When reading the article about column selection implementation details, it caught our eye that the feature was implemented on a worker level, rather than on the source connector level. Our understanding of this paragraph was that despite of deselecting columns from sync, Airbyte will still pull all of the data from the source (basically running select * from source_table) and the deselected columns will be dropped later by the worker.

While we totally get the justification for such an implementation (removing fields by the worker does not require any changes to the source connectors), we hoped that the column selection feature would also help with reducing the overall size of bytes transferred over the network (which obviously impacts the execution time of synchronization).

We decided to perform a small test and see what the actual query that Airbyte executes was over the source database. Again, we tested that with PostgreSQL 15 -> PostgreSQL 15 connection. The source table (named foobar) contained 11 fields (id, column_1, column_2, … up to column_10). Fields column_5 to column_10 were deselected in the connection settings. We populated this table with a few more records than the one from the previous test - so the sync took more time and we were able to see the Airbyte’s query by looking at the pg_stat_activity view (it lists currently running queries).
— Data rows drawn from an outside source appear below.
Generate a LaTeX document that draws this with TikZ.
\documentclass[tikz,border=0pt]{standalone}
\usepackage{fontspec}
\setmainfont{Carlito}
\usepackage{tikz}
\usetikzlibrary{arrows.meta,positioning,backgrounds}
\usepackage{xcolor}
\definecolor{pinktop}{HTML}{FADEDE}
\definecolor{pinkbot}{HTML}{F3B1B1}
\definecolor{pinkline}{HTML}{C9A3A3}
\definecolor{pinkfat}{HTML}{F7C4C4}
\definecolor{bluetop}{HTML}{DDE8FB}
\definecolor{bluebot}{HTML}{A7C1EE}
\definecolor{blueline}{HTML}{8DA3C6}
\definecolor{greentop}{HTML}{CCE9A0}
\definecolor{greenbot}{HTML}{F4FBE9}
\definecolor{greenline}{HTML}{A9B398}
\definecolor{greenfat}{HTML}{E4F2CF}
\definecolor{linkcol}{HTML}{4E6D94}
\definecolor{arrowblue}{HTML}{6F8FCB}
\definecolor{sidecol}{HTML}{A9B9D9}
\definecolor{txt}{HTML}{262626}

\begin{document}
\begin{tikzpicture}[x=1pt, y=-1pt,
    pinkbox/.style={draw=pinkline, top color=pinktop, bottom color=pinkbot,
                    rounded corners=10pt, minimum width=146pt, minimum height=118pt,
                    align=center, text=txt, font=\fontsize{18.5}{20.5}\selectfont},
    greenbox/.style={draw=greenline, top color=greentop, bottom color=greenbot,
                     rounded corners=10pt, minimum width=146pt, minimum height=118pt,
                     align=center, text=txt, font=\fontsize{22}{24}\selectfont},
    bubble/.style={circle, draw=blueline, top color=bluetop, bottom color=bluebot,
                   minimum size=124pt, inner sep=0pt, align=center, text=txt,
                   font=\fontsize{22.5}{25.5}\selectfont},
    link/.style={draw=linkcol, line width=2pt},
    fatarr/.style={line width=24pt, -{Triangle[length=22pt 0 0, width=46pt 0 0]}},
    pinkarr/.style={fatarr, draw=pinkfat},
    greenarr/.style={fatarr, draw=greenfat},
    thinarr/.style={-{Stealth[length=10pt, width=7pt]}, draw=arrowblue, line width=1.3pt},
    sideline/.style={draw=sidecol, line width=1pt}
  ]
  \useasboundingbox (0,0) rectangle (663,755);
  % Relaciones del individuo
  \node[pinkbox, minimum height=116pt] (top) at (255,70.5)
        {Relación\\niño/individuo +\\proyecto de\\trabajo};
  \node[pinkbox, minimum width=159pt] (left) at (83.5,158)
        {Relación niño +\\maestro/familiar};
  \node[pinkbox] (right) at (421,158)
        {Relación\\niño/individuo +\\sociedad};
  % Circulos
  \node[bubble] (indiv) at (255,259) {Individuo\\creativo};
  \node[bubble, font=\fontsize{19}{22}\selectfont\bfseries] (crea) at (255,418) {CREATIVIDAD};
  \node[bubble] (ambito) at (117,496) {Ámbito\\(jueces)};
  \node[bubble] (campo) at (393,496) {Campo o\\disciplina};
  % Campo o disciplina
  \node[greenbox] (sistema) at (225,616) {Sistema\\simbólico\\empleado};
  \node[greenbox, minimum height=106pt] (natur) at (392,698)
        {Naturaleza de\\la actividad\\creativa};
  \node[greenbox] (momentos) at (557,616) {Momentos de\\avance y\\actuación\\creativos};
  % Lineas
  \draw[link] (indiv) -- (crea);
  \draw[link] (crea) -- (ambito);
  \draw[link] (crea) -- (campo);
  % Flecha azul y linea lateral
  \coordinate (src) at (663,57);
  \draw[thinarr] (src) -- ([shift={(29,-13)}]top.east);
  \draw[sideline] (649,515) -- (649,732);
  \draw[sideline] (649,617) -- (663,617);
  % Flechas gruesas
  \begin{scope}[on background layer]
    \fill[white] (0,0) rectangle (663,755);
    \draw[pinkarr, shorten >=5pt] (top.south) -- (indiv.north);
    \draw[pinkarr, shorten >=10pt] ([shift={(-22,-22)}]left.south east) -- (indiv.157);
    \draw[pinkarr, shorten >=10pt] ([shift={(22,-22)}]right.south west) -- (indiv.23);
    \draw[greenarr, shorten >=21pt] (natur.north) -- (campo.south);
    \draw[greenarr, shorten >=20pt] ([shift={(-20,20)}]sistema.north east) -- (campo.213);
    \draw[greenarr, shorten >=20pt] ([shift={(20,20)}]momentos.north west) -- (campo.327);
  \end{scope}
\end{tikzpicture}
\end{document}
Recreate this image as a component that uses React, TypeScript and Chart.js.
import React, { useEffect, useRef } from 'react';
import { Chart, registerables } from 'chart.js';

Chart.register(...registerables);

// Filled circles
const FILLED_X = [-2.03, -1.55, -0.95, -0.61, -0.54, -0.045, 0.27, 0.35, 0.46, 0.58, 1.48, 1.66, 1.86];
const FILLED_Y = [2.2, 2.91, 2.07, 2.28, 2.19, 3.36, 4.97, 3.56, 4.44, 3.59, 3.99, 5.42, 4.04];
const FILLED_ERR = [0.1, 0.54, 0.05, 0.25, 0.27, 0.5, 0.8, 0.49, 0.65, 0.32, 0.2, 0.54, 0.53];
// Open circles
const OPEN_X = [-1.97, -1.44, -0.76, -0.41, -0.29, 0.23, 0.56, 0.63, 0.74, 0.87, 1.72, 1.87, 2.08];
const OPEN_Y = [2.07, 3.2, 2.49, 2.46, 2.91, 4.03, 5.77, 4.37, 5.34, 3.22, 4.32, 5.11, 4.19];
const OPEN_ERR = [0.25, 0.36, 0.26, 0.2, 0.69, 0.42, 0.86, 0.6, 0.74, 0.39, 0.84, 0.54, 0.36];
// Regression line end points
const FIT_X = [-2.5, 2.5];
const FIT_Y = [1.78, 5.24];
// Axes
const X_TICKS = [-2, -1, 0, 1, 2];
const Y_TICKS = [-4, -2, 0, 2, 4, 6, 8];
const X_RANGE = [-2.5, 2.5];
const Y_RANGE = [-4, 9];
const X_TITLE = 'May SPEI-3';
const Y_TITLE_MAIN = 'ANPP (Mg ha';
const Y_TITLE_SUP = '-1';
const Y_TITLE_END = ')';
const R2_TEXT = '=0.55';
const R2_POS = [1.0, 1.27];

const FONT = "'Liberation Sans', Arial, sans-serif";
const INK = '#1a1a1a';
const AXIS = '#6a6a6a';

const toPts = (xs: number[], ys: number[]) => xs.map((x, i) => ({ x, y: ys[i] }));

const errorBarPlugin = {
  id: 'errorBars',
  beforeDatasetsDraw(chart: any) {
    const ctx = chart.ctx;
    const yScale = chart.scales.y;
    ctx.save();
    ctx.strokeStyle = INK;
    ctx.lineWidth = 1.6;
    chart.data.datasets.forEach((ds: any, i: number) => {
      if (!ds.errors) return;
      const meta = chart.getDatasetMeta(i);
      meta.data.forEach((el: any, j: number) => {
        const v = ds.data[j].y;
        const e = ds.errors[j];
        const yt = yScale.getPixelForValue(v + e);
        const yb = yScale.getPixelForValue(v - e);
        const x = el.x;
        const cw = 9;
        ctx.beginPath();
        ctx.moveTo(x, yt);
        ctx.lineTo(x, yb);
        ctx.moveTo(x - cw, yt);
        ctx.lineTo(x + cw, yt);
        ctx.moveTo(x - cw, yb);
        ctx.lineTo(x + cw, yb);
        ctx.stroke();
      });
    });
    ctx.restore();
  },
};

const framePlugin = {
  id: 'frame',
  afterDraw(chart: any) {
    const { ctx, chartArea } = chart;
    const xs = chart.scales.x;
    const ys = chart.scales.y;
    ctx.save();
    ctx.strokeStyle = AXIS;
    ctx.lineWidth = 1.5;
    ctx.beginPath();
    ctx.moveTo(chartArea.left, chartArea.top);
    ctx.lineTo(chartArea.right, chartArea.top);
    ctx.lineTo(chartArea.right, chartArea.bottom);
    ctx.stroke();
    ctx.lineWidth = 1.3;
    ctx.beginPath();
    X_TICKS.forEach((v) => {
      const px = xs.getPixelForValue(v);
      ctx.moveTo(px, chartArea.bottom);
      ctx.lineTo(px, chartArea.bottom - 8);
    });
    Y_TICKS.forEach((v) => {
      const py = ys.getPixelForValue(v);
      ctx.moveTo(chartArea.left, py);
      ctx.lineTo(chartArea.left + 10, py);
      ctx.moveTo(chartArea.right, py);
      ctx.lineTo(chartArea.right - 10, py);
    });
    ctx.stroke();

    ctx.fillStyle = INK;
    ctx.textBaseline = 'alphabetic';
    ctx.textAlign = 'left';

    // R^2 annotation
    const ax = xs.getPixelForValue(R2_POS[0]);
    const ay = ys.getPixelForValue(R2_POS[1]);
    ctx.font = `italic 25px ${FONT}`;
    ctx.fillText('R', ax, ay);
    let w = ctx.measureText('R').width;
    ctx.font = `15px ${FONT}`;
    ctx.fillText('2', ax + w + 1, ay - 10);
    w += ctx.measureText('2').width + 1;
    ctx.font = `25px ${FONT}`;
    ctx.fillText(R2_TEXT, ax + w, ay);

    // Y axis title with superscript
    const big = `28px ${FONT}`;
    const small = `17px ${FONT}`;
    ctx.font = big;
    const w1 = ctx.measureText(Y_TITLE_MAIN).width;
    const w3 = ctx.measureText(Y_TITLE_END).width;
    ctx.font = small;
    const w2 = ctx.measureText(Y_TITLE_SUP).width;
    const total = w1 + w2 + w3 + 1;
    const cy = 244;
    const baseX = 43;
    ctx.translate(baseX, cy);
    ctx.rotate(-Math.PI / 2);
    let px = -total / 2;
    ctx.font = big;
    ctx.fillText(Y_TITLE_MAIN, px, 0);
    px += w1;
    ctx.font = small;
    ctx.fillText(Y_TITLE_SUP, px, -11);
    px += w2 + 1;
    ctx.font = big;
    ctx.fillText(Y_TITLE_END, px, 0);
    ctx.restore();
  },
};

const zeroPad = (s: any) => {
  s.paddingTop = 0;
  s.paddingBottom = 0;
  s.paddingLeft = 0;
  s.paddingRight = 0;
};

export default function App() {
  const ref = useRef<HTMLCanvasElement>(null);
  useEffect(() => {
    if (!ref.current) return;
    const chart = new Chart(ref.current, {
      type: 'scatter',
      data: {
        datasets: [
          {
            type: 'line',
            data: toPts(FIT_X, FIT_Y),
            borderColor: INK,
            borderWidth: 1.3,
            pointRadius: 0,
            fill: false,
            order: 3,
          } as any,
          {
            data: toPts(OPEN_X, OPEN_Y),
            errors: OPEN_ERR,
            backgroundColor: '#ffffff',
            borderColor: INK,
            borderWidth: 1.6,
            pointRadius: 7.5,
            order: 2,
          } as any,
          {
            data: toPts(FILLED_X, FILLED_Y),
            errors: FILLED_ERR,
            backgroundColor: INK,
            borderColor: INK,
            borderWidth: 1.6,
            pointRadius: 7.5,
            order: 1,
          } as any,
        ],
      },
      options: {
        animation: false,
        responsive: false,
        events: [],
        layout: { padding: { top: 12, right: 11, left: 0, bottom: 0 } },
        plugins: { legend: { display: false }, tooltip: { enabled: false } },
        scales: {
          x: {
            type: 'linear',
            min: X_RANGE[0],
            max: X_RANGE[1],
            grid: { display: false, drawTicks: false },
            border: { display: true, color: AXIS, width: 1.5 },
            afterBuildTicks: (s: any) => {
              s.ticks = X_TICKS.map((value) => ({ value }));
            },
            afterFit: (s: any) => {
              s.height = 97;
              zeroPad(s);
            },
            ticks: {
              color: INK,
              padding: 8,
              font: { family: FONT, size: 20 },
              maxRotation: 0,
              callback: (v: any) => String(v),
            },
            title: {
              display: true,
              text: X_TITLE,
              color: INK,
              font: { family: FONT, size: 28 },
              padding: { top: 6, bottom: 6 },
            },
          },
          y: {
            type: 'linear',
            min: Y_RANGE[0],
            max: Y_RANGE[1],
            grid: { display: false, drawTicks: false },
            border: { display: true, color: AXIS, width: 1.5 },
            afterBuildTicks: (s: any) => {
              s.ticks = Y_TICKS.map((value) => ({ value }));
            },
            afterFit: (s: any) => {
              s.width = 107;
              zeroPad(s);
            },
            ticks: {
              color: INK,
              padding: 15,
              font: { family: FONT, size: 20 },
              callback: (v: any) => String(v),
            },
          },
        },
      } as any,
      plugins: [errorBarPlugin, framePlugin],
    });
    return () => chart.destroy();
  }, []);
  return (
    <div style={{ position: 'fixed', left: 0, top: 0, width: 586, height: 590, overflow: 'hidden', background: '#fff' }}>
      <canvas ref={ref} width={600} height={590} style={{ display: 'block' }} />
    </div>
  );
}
We used the psql interactive terminal along with \watch command to refresh the results from the select statement every second:

\watch select query from pg_stat_activity where query ilike '%foobar%'

And the result was a surprise - in a good way :-):

 select query from pg_stat_activity where query ilike '%foobar%';
 SELECT "id","col_1","col_2","col_3","col_4","col_5" FROM "public"."foobar"

As you can see, the select statement did not use an asterisk and only enumerated s the columns selected in the connection settings. This was cool!

Wrapping it up

Summing up the tests:

• If you’re synchronizing data from CDC enabled sources and would like to exclude some columns from connection with the new column selection feature, remember to handle possible duplicates.
• Airbyte does not necessarily select all the fields from the source (at least that’s not the case for the Postgres source). If you deselect many columns from the source table, it might impact the speed of synchronization in a good way.